Marianne Heuwagen: Simbabwe hätte dann ganz große Schwierigkeiten, seine Diamanten zu verkaufen. Die werden ja heute zum Teil schon illegal aus dem Land herausgeschmuggelt und über Mosambik nach Südafrika oder in die Vereinigten Arabischen Emirate geflogen. Also der Verkauf der Diamanten würde noch schwieriger werden. Wir gehen aber davon aus, dass Simbabwe sich langfristig den Regeln des Kimberley-Prozesses unterwerfen müssen wird, wenn der Prozess seine Integrität bewahren wird. Und dafür müssten eigentlich die Staaten sorgen, die jetzt darin vertreten sind.

domradio.de: Dieser Kimberley-Prozess, das ist ein Zertifikationssystem für Diamanten weltweit. Da geht es nicht um die Reinheit oder den Schliff, sondern um die Herkunft der Diamanten. Es gibt aber weiterhin illegalen Handel mit Diamanten. Warum scheint das nicht zu funktionieren?

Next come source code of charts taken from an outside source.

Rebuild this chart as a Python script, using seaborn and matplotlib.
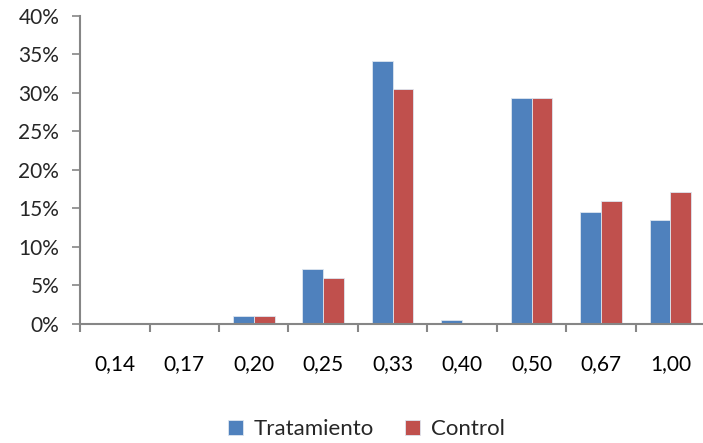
import matplotlib
matplotlib.use('Agg')
import matplotlib.pyplot as plt
import seaborn as sns
import pandas as pd
import numpy as np
from matplotlib.ticker import FuncFormatter, FixedLocator

categories = ['0,14', '0,17', '0,20', '0,25', '0,33', '0,40', '0,50', '0,67', '1,00']
tratamiento = [0.0, 0.0, 1.0, 7.1, 34.2, 0.5, 29.3, 14.5, 13.5]
control = [0.0, 0.0, 1.0, 5.9, 30.5, 0.0, 29.3, 15.9, 17.1]
series_names = ['Tratamiento', 'Control']
colors = ['#4F81BD', '#C0504D']

df = pd.DataFrame({
    'cat': categories * 2,
    'value': tratamiento + control,
    'serie': [series_names[0]] * len(categories) + [series_names[1]] * len(categories),
})

sns.set_style('white')
plt.rcParams['font.family'] = ['Lato', 'DejaVu Sans']

fig = plt.figure(figsize=(7.03, 4.43), dpi=100)
ax = fig.add_axes([0.114, 0.269, 0.889, 0.695])

sns.barplot(data=df, x='cat', y='value', hue='serie', order=categories,
            hue_order=series_names, palette=colors, saturation=1, width=0.6,
            edgecolor='#dde6f0', linewidth=0.6, ax=ax)

ax.set_ylim(0, 40)
ax.set_xlim(-0.5, len(categories) - 0.5)
ax.set_yticks(np.arange(0, 41, 5))
ax.yaxis.set_major_formatter(FuncFormatter(lambda v, p: f'{int(v)}%'))
ax.set_xlabel('')
ax.set_ylabel('')

# category boundary ticks on x axis
ax.xaxis.set_minor_locator(FixedLocator(np.arange(-0.5, len(categories), 1)))
ax.tick_params(axis='x', which='major', length=0, pad=22, labelsize=15, colors='black')
ax.tick_params(axis='x', which='minor', length=5.5, width=1.5, color='#868686', direction='out', bottom=True)
ax.tick_params(axis='y', length=6, width=1.2, color='#868686', direction='out', left=True, labelsize=15, pad=9)

for side in ['top', 'right']:
    ax.spines[side].set_visible(False)
for side in ['left', 'bottom']:
    ax.spines[side].set_color('#868686')
    ax.spines[side].set_linewidth(1.5)

ax.legend(loc='upper center', bbox_to_anchor=(0.458, -0.26), ncol=2, frameon=False,
          fontsize=16, handlelength=0.65, handleheight=0.65, columnspacing=1.4,
          handletextpad=0.5, borderpad=0.2)

fig.savefig('out.png', dpi=100)
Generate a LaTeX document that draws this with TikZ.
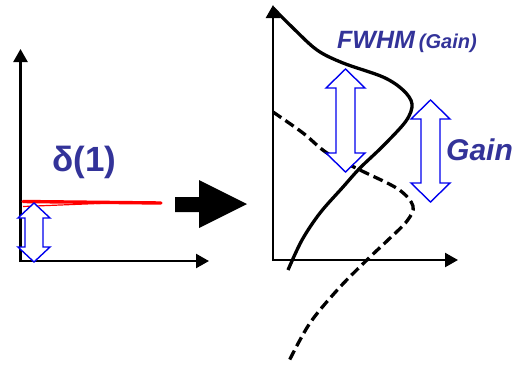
\documentclass[tikz,border=0pt]{standalone}
\usepackage{fontspec}
\setmainfont{Liberation Sans}
\usetikzlibrary{arrows.meta}
\definecolor{txtblue}{HTML}{333399}
\definecolor{arrblue}{HTML}{0000EE}
\newcommand\hollowarrow[6]{% cx, top, bottom, head half width, shaft half width, head length
  \draw[hollow] (#1,#2) -- (#1+#4,#2+#6) -- (#1+#5,#2+#6) -- (#1+#5,#3-#6) -- (#1+#4,#3-#6)
    -- (#1,#3) -- (#1-#4,#3-#6) -- (#1-#5,#3-#6) -- (#1-#5,#2+#6) -- (#1-#4,#2+#6) -- cycle;}
\begin{document}
\begin{tikzpicture}[x=1pt,y=-1pt,
  axis/.style={line width=2.4pt,-{Triangle[length=13pt,width=14pt]}},
  hollow/.style={draw=arrblue,line width=1.4pt,fill=white,line join=miter},
  curve/.style={line width=3.3pt},
  dcurve/.style={line width=3.3pt,dash pattern=on 10pt off 5pt},
  lbl/.style={text=txtblue,font=\bfseries,inner sep=0pt}]
\useasboundingbox (0,0) rectangle (516,365);
% left axes
\coordinate (lo) at (20.5,261);
\coordinate (ly) at (20.5,49);
\coordinate (lx) at (209,261);
\draw[axis] (20.5,262.2) -- (ly);
\draw[axis] (19.3,261) -- (lx);
% red line
\draw[red,line width=3.4pt,line cap=round] (23,201.5) -- (161,203);
\draw[red,line width=1.2pt] (23,206.5) -- (110,203);
% left hollow arrow
\hollowarrow{34}{203}{262}{16}{9}{15}
% delta label
\node[lbl,font=\bfseries\fontsize{35}{35}\selectfont] (delta) at (84.5,162) {δ(1)};
% big arrow
\fill (175,197) -- (199,197) -- (199,180) -- (247,204) -- (199,228) -- (199,212) -- (175,212) -- cycle;
% right axes
\coordinate (ry) at (273,5);
\coordinate (rx) at (458,260);
\draw[axis] (273,261.2) -- (ry);
\draw[axis] (271.8,260) -- (rx);
% solid curve
\draw[curve] plot[smooth,tension=0.55] coordinates {(273,8) (293,28) (317,50) (343,63) (383,77) (403,90) (412,104) (406,121) (383,146) (360,168) (343,187) (320,213) (302,240) (288,270)};
% dashed curve
\draw[dcurve] plot[smooth,tension=0.55] coordinates {(273,112) (303,133) (327,153) (360,170) (398,189) (413,206) (407,221) (388,240) (370,257) (340,287) (310,323) (288,363)};
% hollow arrows
\hollowarrow{345.5}{69}{172}{19.5}{9.5}{19}
\hollowarrow{430.5}{100}{202}{19.5}{9.5}{19}
% labels
\node[lbl,anchor=base west] (fwhm) at (337,48) {\fontsize{25}{25}\selectfont\itshape FWHM\hspace{4pt}\fontsize{20}{20}\selectfont(Gain)};
\node[lbl,anchor=base west,font=\bfseries\itshape\fontsize{30}{30}\selectfont] (gain) at (446,160) {Gain};
\end{tikzpicture}
\end{document}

Marianne Heuwagen: Der Kimberley-Prozess funktioniert ja in manchen Ländern besser als in anderen. Er muss aber besser umgesetzt werden. Ich brachte ja eben schon das Beispiel aus Simbabwe, wo die Diamanten in andere Regionen geschmuggelt und dann dort verkauft werden. Wir haben auch festgestellt, dass manchmal sogar Kimberley-Prozess-Zertifikate regelrecht gefälscht werden. Der Kimberley-Prozess kann nur so stark sein wie die Länder, die daran teilnehmen und wie die Länder auf seiner Umsetzung bestehen. Das heißt, das, was im Kimberley-Prozess als Ordnungsmechanismus geschaffen ist, ist eigentlich ganz gut, es muss nur besser umgesetzt werden.

domradio.de: Viele Kritiker sagen, der Kimberley-Prozess sei gescheitert. Das würden sie so nicht unterschreiben.
Marianne Heuwagen: Nein. Wir sind nicht der Meinung, dass er gescheitert ist. Wir wollen auch den Prozess erhalten, wir wollen ihn aber effektiver gestalten. Sie müssen sich vorstellen, dass dies ein ganz komplizierter Prozess ist, an dem nicht nur Regierungen und die Industrie beteiligt sind, sondern auch die Zivilgesellschaft mitarbeitet. Und der Kimberley-Prozess müsste unserer Meinung nach dringend reformiert werden, damit auch Menschenrechtsverletzungen und der Missbrauch von Regierungen darin geahndet werden. Bis jetzt ist es ja so, dass die Dimanten, die beispielsweise in Simbabwe gefunden werden, offiziell eigentlich gar nicht unter den Kimberley-Prozess fallen, weil der sich ja in erster Linie mit Blutdiamanten aus kriegerischen Konflikten befasst. Und eine Regierung, die ein Land oder eine Bevölkerung ausbeutet und unterdrückt, gehört ja nun nicht dazu. Deshalb müsste man auch Menschenrechtsverletzungen und Missbrauch von Regierungen in die Kriterien miteinbeziehen. Ein zweiter Punkt, der reformiert werden müsste, ist die Tatsache, dass bis jetzt sämtliche Entscheidungen im Kimberley-Prozess einstimmig gefasst werden müssen, und das macht natürlich so harte Entscheidungen wie die Frage, ob man Simbabwe ausschließen soll oder nicht, besonders schwierig.